▶ [Written task]: Show each line from the listing that includes the word "this".

▶ [Source material]:
------------------------

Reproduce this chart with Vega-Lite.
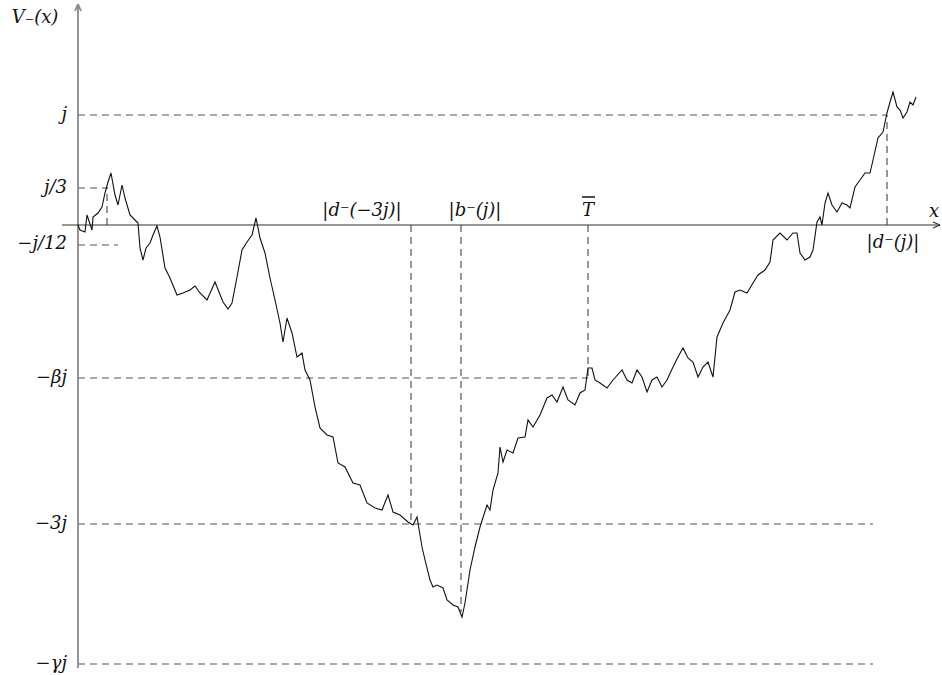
{
  "$schema": "https://vega.github.io/schema/vega-lite/v6.json",
  "width": 942,
  "height": 675,
  "padding": 0,
  "autosize": {"type": "fit", "contains": "padding"},
  "config": {"view": {"stroke": null}},
  "layer": [
    {
      "data": {"values": [
        {"x": 0, "y": 110, "x2": 809, "y2": 110},
        {"x": 0, "y": 37, "x2": 30, "y2": 37},
        {"x": 0, "y": -20, "x2": 40, "y2": -20},
        {"x": 0, "y": -153, "x2": 510, "y2": -153},
        {"x": 0, "y": -299, "x2": 795, "y2": -299},
        {"x": 0, "y": -439, "x2": 795, "y2": -439},
        {"x": 29, "y": 0, "x2": 29, "y2": 37},
        {"x": 333, "y": 0, "x2": 333, "y2": -299},
        {"x": 383, "y": 0, "x2": 383, "y2": -387},
        {"x": 510, "y": 0, "x2": 510, "y2": -153},
        {"x": 809, "y": 0, "x2": 809, "y2": 110}
      ]},
      "mark": {"type": "rule", "color": "#555", "strokeWidth": 1.2, "strokeDash": [7, 5]},
      "encoding": {
        "x": {"field": "x", "type": "quantitative", "scale": {"domain": [-78, 864], "nice": false, "zero": false}, "axis": null},
        "x2": {"field": "x2"},
        "y": {"field": "y", "type": "quantitative", "scale": {"domain": [-450, 225], "nice": false, "zero": false}, "axis": null},
        "y2": {"field": "y2"}
      }
    },
    {
      "data": {"values": [
        {"x": 0, "y": -443, "x2": 0, "y2": 221, "c": "y"},
        {"x": -3, "y": 214, "x2": 0, "y2": 221, "c": "y"},
        {"x": 3, "y": 214, "x2": 0, "y2": 221, "c": "y"},
        {"x": -16, "y": 0, "x2": 862, "y2": 0, "c": "x"},
        {"x": 855, "y": 3, "x2": 862, "y2": 0, "c": "x"},
        {"x": 855, "y": -3, "x2": 862, "y2": 0, "c": "x"}
      ]},
      "mark": {"type": "rule"},
      "encoding": {
        "x": {"field": "x", "type": "quantitative", "scale": {"domain": [-78, 864], "nice": false, "zero": false}, "axis": null},
        "x2": {"field": "x2"},
        "y": {"field": "y", "type": "quantitative", "scale": {"domain": [-450, 225], "nice": false, "zero": false}, "axis": null},
        "y2": {"field": "y2"},
        "color": {"field": "c", "type": "nominal", "scale": {"domain": ["x", "y"], "range": ["#333333", "#8a8a8a"]}, "legend": null},
        "strokeWidth": {"field": "c", "type": "nominal", "scale": {"domain": ["x", "y"], "range": [1.2, 1.8]}, "legend": null}
      }
    },
    {
      "data": {"values": [
        {"x": 0, "y": 0}, {"x": 2, "y": -5}, {"x": 7, "y": -7}, {"x": 9, "y": 10}, {"x": 14, "y": -5},
        {"x": 15, "y": 8}, {"x": 20, "y": 12}, {"x": 24, "y": 18}, {"x": 27, "y": 32}, {"x": 30, "y": 43},
        {"x": 33, "y": 52}, {"x": 37, "y": 30}, {"x": 40, "y": 20}, {"x": 44, "y": 40}, {"x": 47, "y": 27},
        {"x": 52, "y": 10}, {"x": 57, "y": 5}, {"x": 60, "y": 2}, {"x": 62, "y": -23}, {"x": 65, "y": -35},
        {"x": 68, "y": -23}, {"x": 72, "y": -18}, {"x": 75, "y": -10}, {"x": 79, "y": -1}, {"x": 82, "y": -12},
        {"x": 87, "y": -43}, {"x": 92, "y": -53}, {"x": 99, "y": -70}, {"x": 105, "y": -68}, {"x": 112, "y": -65},
        {"x": 117, "y": -61}, {"x": 122, "y": -68}, {"x": 129, "y": -75}, {"x": 137, "y": -57}, {"x": 145, "y": -77},
        {"x": 150, "y": -84}, {"x": 154, "y": -78}, {"x": 159, "y": -52}, {"x": 164, "y": -25}, {"x": 169, "y": -17},
        {"x": 174, "y": -10}, {"x": 178, "y": 7}, {"x": 182, "y": -13}, {"x": 187, "y": -28}, {"x": 192, "y": -53},
        {"x": 197, "y": -75}, {"x": 202, "y": -98}, {"x": 205, "y": -117}, {"x": 209, "y": -93}, {"x": 214, "y": -108},
        {"x": 219, "y": -132}, {"x": 224, "y": -128}, {"x": 227, "y": -145}, {"x": 232, "y": -155}, {"x": 237, "y": -182},
        {"x": 242, "y": -203}, {"x": 249, "y": -210}, {"x": 255, "y": -212}, {"x": 260, "y": -238}, {"x": 267, "y": -242},
        {"x": 275, "y": -258}, {"x": 282, "y": -260}, {"x": 289, "y": -278}, {"x": 297, "y": -283}, {"x": 304, "y": -285},
        {"x": 310, "y": -270}, {"x": 315, "y": -287}, {"x": 322, "y": -290}, {"x": 330, "y": -297}, {"x": 335, "y": -300},
        {"x": 339, "y": -292}, {"x": 344, "y": -322}, {"x": 347, "y": -335}, {"x": 352, "y": -355}, {"x": 355, "y": -362},
        {"x": 359, "y": -360}, {"x": 365, "y": -363}, {"x": 369, "y": -375}, {"x": 375, "y": -380}, {"x": 380, "y": -382},
        {"x": 384, "y": -392}, {"x": 387, "y": -378}, {"x": 392, "y": -345}, {"x": 397, "y": -322}, {"x": 402, "y": -302},
        {"x": 409, "y": -280}, {"x": 412, "y": -285}, {"x": 415, "y": -265}, {"x": 420, "y": -248}, {"x": 422, "y": -222},
        {"x": 425, "y": -237}, {"x": 429, "y": -225}, {"x": 435, "y": -228}, {"x": 440, "y": -213}, {"x": 447, "y": -212},
        {"x": 450, "y": -195}, {"x": 455, "y": -202}, {"x": 462, "y": -190}, {"x": 469, "y": -173}, {"x": 474, "y": -170},
        {"x": 479, "y": -177}, {"x": 485, "y": -162}, {"x": 490, "y": -175}, {"x": 497, "y": -180}, {"x": 502, "y": -168},
        {"x": 507, "y": -165}, {"x": 510, "y": -143}, {"x": 514, "y": -143}, {"x": 517, "y": -155}, {"x": 522, "y": -158},
        {"x": 529, "y": -163}, {"x": 535, "y": -155}, {"x": 544, "y": -145}, {"x": 549, "y": -155}, {"x": 554, "y": -158},
        {"x": 559, "y": -145}, {"x": 564, "y": -152}, {"x": 569, "y": -167}, {"x": 574, "y": -155}, {"x": 579, "y": -152},
        {"x": 584, "y": -162}, {"x": 589, "y": -155}, {"x": 595, "y": -142}, {"x": 600, "y": -132}, {"x": 605, "y": -123},
        {"x": 610, "y": -133}, {"x": 615, "y": -137}, {"x": 620, "y": -152}, {"x": 625, "y": -142}, {"x": 630, "y": -137},
        {"x": 635, "y": -152}, {"x": 639, "y": -112}, {"x": 645, "y": -98}, {"x": 652, "y": -85}, {"x": 657, "y": -67},
        {"x": 662, "y": -65}, {"x": 669, "y": -68}, {"x": 675, "y": -58}, {"x": 680, "y": -50}, {"x": 687, "y": -45},
        {"x": 692, "y": -37}, {"x": 695, "y": -15}, {"x": 702, "y": -8}, {"x": 709, "y": -15}, {"x": 715, "y": -8},
        {"x": 719, "y": -8}, {"x": 722, "y": -28}, {"x": 727, "y": -35}, {"x": 732, "y": -32}, {"x": 735, "y": -25},
        {"x": 739, "y": 3}, {"x": 742, "y": 8}, {"x": 744, "y": 0}, {"x": 747, "y": 22}, {"x": 750, "y": 32},
        {"x": 754, "y": 20}, {"x": 759, "y": 13}, {"x": 764, "y": 22}, {"x": 769, "y": 20}, {"x": 772, "y": 17},
        {"x": 777, "y": 38}, {"x": 782, "y": 45}, {"x": 787, "y": 52}, {"x": 792, "y": 52}, {"x": 795, "y": 65},
        {"x": 800, "y": 87}, {"x": 805, "y": 93}, {"x": 809, "y": 112}, {"x": 812, "y": 123}, {"x": 815, "y": 133},
        {"x": 819, "y": 118}, {"x": 822, "y": 115}, {"x": 825, "y": 107}, {"x": 829, "y": 113}, {"x": 832, "y": 123},
        {"x": 835, "y": 120}, {"x": 838, "y": 128}
      ]},
      "mark": {"type": "line", "color": "#111", "strokeWidth": 1.1},
      "encoding": {
        "x": {"field": "x", "type": "quantitative", "scale": {"domain": [-78, 864], "nice": false, "zero": false}, "axis": null},
        "y": {"field": "y", "type": "quantitative", "scale": {"domain": [-450, 225], "nice": false, "zero": false}, "axis": null}
      }
    },
    {
      "data": {"values": [
        {"x": 504, "y": 28, "x2": 517, "y2": 28}
      ]},
      "mark": {"type": "rule", "color": "#111", "strokeWidth": 1.5},
      "encoding": {
        "x": {"field": "x", "type": "quantitative", "scale": {"domain": [-78, 864], "nice": false, "zero": false}, "axis": null},
        "x2": {"field": "x2"},
        "y": {"field": "y", "type": "quantitative", "scale": {"domain": [-450, 225], "nice": false, "zero": false}, "axis": null},
        "y2": {"field": "y2"}
      }
    },
    {
      "data": {"values": [
        {"x": -11, "y": 110, "t": "j"},
        {"x": -11, "y": 37, "t": "j/3"},
        {"x": -11, "y": -19, "t": "−j/12"},
        {"x": -11, "y": -153, "t": "−βj"},
        {"x": -11, "y": -299, "t": "−3j"},
        {"x": -11, "y": -439, "t": "−γj"}
      ]},
      "mark": {"type": "text", "align": "right", "baseline": "middle", "font": "DejaVu Serif", "fontStyle": "italic", "fontSize": 18, "color": "#111"},
      "encoding": {
        "x": {"field": "x", "type": "quantitative", "scale": {"domain": [-78, 864], "nice": false, "zero": false}, "axis": null},
        "y": {"field": "y", "type": "quantitative", "scale": {"domain": [-450, 225], "nice": false, "zero": false}, "axis": null},
        "text": {"field": "t"}
      }
    },
    {
      "data": {"values": [
        {"x": -43, "y": 207, "t": "V₋(x)"},
        {"x": 284, "y": 14, "t": "|d⁻(−3j)|"},
        {"x": 397, "y": 14, "t": "|b⁻(j)|"},
        {"x": 510, "y": 14, "t": "T"},
        {"x": 856, "y": 13, "t": "x"},
        {"x": 815, "y": -18, "t": "|d⁻(j)|"}
      ]},
      "mark": {"type": "text", "align": "center", "baseline": "middle", "font": "DejaVu Serif", "fontStyle": "italic", "fontSize": 18, "color": "#111"},
      "encoding": {
        "x": {"field": "x", "type": "quantitative", "scale": {"domain": [-78, 864], "nice": false, "zero": false}, "axis": null},
        "y": {"field": "y", "type": "quantitative", "scale": {"domain": [-450, 225], "nice": false, "zero": false}, "axis": null},
        "text": {"field": "t"}
      }
    }
  ]
}
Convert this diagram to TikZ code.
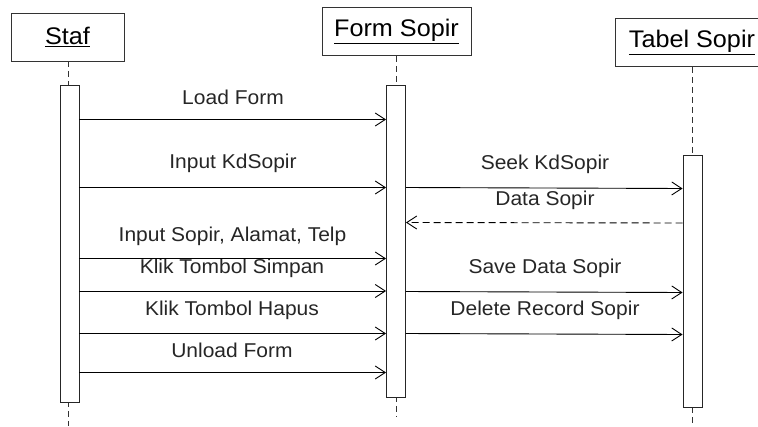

------------------------

▶ [The output]:
Reproduce this chart with Vega-Lite.
Convert this diagram to TikZ code.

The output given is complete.